▸ **EXERCISE PROMPT**
Nothing but the lines from the top of the data to the line holding "(0,0) rectangle (1280,606);" should be printed, word for word and both ends included; leave the pictures out.

▸ **RECORDED INFORMATION**

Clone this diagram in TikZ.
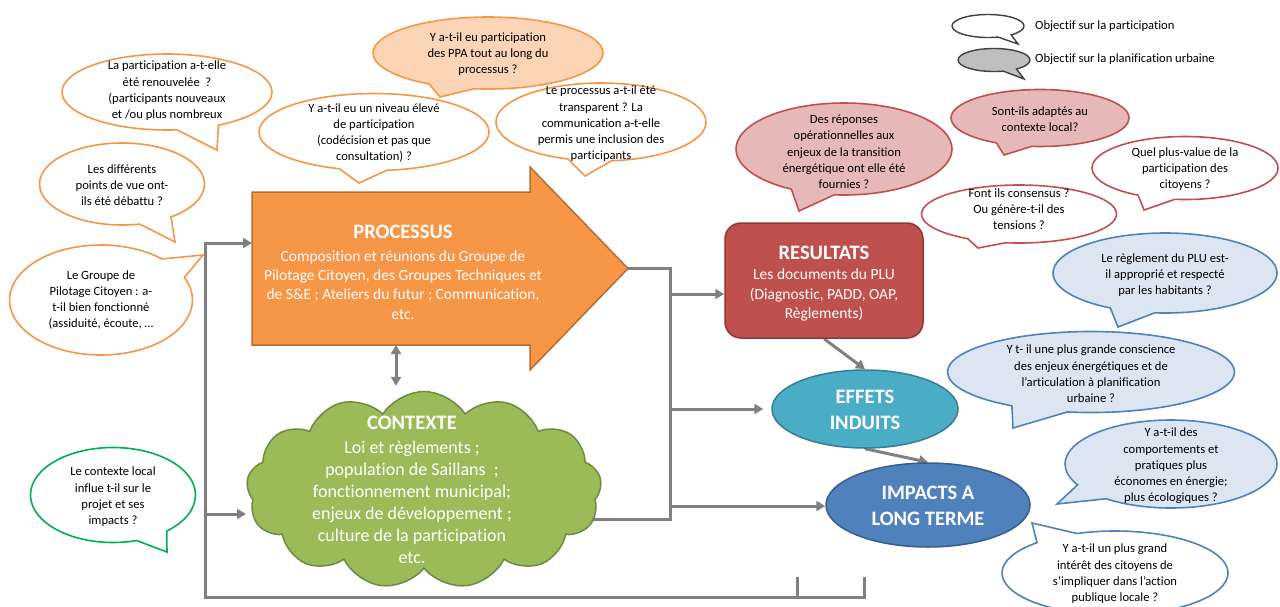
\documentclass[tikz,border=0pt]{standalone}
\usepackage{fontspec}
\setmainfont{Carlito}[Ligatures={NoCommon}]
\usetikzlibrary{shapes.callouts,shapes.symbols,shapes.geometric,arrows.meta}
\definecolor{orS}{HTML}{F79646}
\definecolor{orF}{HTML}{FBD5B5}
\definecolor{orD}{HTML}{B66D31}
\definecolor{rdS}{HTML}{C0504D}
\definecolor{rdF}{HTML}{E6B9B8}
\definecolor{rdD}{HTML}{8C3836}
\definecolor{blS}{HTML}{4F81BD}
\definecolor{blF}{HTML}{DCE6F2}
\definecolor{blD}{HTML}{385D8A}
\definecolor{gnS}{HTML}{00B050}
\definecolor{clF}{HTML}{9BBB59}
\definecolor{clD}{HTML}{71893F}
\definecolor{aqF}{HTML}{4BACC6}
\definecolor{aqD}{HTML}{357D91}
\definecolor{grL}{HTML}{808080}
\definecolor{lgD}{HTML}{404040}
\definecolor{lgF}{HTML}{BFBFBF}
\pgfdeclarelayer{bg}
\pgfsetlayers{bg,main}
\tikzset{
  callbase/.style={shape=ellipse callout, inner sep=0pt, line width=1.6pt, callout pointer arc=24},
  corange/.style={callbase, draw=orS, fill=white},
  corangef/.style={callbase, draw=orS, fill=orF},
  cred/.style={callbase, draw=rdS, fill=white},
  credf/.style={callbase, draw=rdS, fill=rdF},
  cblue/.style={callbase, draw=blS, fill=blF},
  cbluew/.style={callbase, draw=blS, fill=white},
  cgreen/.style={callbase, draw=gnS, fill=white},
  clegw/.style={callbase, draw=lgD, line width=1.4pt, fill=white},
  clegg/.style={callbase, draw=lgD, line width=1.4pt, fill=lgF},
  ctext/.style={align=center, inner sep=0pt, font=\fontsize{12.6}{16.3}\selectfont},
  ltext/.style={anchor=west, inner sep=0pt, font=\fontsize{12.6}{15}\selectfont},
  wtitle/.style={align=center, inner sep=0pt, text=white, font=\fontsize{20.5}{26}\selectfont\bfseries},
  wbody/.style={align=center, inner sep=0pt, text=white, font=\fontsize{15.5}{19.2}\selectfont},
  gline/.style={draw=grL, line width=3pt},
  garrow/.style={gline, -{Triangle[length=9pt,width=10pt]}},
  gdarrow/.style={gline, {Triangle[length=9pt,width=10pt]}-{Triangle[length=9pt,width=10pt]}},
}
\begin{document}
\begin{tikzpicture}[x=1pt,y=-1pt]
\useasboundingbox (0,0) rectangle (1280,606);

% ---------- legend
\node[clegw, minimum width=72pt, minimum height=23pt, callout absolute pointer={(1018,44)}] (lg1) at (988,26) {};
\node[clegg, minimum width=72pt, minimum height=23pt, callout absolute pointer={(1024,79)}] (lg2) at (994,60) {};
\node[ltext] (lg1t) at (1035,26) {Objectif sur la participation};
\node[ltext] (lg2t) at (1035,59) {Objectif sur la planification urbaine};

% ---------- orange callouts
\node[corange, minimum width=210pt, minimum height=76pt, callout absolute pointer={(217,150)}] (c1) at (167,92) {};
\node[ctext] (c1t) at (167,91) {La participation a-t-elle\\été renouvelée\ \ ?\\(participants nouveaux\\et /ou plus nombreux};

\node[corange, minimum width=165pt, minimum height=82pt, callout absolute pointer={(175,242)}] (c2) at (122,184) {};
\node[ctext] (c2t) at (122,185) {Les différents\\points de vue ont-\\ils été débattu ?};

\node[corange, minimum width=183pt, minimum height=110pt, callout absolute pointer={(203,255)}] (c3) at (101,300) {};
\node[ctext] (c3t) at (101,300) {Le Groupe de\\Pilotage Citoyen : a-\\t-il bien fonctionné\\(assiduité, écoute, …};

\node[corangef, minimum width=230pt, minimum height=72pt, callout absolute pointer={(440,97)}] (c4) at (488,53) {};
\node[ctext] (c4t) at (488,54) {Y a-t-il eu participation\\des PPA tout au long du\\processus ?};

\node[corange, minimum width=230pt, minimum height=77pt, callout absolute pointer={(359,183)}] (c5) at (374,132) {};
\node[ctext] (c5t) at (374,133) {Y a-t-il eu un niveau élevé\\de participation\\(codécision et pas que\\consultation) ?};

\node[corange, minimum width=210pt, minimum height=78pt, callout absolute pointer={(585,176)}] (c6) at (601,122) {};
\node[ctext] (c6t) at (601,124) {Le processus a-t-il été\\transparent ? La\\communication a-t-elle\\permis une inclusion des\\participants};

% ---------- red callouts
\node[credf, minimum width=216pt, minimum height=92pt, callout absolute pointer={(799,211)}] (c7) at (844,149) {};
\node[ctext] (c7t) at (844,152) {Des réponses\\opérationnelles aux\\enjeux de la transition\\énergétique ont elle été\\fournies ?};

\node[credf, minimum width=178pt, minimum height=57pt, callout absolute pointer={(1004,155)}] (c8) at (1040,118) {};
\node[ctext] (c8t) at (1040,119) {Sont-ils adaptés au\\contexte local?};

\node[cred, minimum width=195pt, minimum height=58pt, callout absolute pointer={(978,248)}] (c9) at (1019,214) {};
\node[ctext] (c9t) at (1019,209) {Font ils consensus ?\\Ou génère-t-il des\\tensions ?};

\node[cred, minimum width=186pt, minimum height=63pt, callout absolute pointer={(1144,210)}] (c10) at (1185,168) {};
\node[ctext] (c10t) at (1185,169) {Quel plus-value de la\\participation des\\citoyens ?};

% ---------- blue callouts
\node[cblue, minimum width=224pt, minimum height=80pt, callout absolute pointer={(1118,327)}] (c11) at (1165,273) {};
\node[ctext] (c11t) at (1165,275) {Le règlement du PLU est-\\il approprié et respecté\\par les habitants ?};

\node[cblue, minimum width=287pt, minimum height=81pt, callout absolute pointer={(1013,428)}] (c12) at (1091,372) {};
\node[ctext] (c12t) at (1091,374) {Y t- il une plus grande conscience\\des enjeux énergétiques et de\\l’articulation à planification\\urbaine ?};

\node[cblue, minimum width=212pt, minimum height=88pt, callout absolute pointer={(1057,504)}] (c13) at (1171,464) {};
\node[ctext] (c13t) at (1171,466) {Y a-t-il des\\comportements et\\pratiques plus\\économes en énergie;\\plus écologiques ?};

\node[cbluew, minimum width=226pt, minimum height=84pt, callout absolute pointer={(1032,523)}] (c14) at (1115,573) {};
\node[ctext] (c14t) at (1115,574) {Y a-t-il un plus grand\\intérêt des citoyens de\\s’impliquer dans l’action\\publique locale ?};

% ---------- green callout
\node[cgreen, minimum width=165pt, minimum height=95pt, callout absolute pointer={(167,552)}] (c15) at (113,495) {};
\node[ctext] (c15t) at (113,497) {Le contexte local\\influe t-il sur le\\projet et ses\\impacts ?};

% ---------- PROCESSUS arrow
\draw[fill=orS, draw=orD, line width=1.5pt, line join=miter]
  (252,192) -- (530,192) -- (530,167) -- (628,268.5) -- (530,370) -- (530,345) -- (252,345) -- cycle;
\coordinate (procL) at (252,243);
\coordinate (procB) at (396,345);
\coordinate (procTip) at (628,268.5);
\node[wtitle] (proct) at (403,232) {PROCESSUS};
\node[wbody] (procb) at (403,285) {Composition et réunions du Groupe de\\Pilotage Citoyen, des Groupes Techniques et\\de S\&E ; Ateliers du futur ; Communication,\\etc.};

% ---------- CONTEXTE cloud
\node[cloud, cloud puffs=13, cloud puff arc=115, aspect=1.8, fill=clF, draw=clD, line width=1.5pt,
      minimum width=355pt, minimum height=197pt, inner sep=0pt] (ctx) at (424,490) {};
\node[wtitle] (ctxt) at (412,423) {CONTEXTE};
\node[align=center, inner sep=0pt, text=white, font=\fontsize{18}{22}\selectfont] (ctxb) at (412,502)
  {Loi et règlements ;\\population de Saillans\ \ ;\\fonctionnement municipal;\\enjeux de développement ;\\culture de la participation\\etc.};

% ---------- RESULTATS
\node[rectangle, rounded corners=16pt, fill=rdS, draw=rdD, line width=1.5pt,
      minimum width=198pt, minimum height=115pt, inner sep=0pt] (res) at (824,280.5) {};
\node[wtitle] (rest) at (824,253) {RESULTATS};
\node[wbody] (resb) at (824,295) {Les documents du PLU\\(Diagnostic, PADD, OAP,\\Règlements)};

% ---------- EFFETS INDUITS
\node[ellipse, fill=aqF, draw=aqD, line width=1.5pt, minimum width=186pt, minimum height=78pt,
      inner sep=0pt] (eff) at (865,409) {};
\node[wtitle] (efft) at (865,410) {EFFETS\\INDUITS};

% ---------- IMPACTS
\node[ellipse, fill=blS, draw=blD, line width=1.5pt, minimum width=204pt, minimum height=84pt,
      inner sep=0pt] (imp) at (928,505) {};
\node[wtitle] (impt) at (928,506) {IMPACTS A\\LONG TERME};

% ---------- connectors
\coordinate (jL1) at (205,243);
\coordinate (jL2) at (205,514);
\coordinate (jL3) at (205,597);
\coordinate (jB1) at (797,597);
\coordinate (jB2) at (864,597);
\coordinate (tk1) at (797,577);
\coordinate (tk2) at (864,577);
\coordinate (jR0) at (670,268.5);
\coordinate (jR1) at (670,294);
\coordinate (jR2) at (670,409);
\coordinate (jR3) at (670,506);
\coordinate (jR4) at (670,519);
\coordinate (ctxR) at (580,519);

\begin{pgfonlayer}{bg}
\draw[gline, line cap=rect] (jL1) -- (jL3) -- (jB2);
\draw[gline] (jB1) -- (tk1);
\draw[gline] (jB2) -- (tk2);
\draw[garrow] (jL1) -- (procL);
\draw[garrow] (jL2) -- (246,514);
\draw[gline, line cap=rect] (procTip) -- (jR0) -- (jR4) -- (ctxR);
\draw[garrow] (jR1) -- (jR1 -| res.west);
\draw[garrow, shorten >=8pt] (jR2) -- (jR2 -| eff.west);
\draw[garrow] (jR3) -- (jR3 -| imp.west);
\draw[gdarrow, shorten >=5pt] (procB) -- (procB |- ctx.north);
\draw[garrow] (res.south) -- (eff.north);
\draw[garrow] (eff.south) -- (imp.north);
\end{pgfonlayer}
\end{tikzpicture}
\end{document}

▸ **THE REPLY**
Clone this diagram in TikZ.
\documentclass[tikz,border=0pt]{standalone}
\usepackage{fontspec}
\setmainfont{Carlito}[Ligatures={NoCommon}]
\usetikzlibrary{shapes.callouts,shapes.symbols,shapes.geometric,arrows.meta}
\definecolor{orS}{HTML}{F79646}
\definecolor{orF}{HTML}{FBD5B5}
\definecolor{orD}{HTML}{B66D31}
\definecolor{rdS}{HTML}{C0504D}
\definecolor{rdF}{HTML}{E6B9B8}
\definecolor{rdD}{HTML}{8C3836}
\definecolor{blS}{HTML}{4F81BD}
\definecolor{blF}{HTML}{DCE6F2}
\definecolor{blD}{HTML}{385D8A}
\definecolor{gnS}{HTML}{00B050}
\definecolor{clF}{HTML}{9BBB59}
\definecolor{clD}{HTML}{71893F}
\definecolor{aqF}{HTML}{4BACC6}
\definecolor{aqD}{HTML}{357D91}
\definecolor{grL}{HTML}{808080}
\definecolor{lgD}{HTML}{404040}
\definecolor{lgF}{HTML}{BFBFBF}
\pgfdeclarelayer{bg}
\pgfsetlayers{bg,main}
\tikzset{
  callbase/.style={shape=ellipse callout, inner sep=0pt, line width=1.6pt, callout pointer arc=24},
  corange/.style={callbase, draw=orS, fill=white},
  corangef/.style={callbase, draw=orS, fill=orF},
  cred/.style={callbase, draw=rdS, fill=white},
  credf/.style={callbase, draw=rdS, fill=rdF},
  cblue/.style={callbase, draw=blS, fill=blF},
  cbluew/.style={callbase, draw=blS, fill=white},
  cgreen/.style={callbase, draw=gnS, fill=white},
  clegw/.style={callbase, draw=lgD, line width=1.4pt, fill=white},
  clegg/.style={callbase, draw=lgD, line width=1.4pt, fill=lgF},
  ctext/.style={align=center, inner sep=0pt, font=\fontsize{12.6}{16.3}\selectfont},
  ltext/.style={anchor=west, inner sep=0pt, font=\fontsize{12.6}{15}\selectfont},
  wtitle/.style={align=center, inner sep=0pt, text=white, font=\fontsize{20.5}{26}\selectfont\bfseries},
  wbody/.style={align=center, inner sep=0pt, text=white, font=\fontsize{15.5}{19.2}\selectfont},
  gline/.style={draw=grL, line width=3pt},
  garrow/.style={gline, -{Triangle[length=9pt,width=10pt]}},
  gdarrow/.style={gline, {Triangle[length=9pt,width=10pt]}-{Triangle[length=9pt,width=10pt]}},
}
\begin{document}
\begin{tikzpicture}[x=1pt,y=-1pt]
\useasboundingbox (0,0) rectangle (1280,606);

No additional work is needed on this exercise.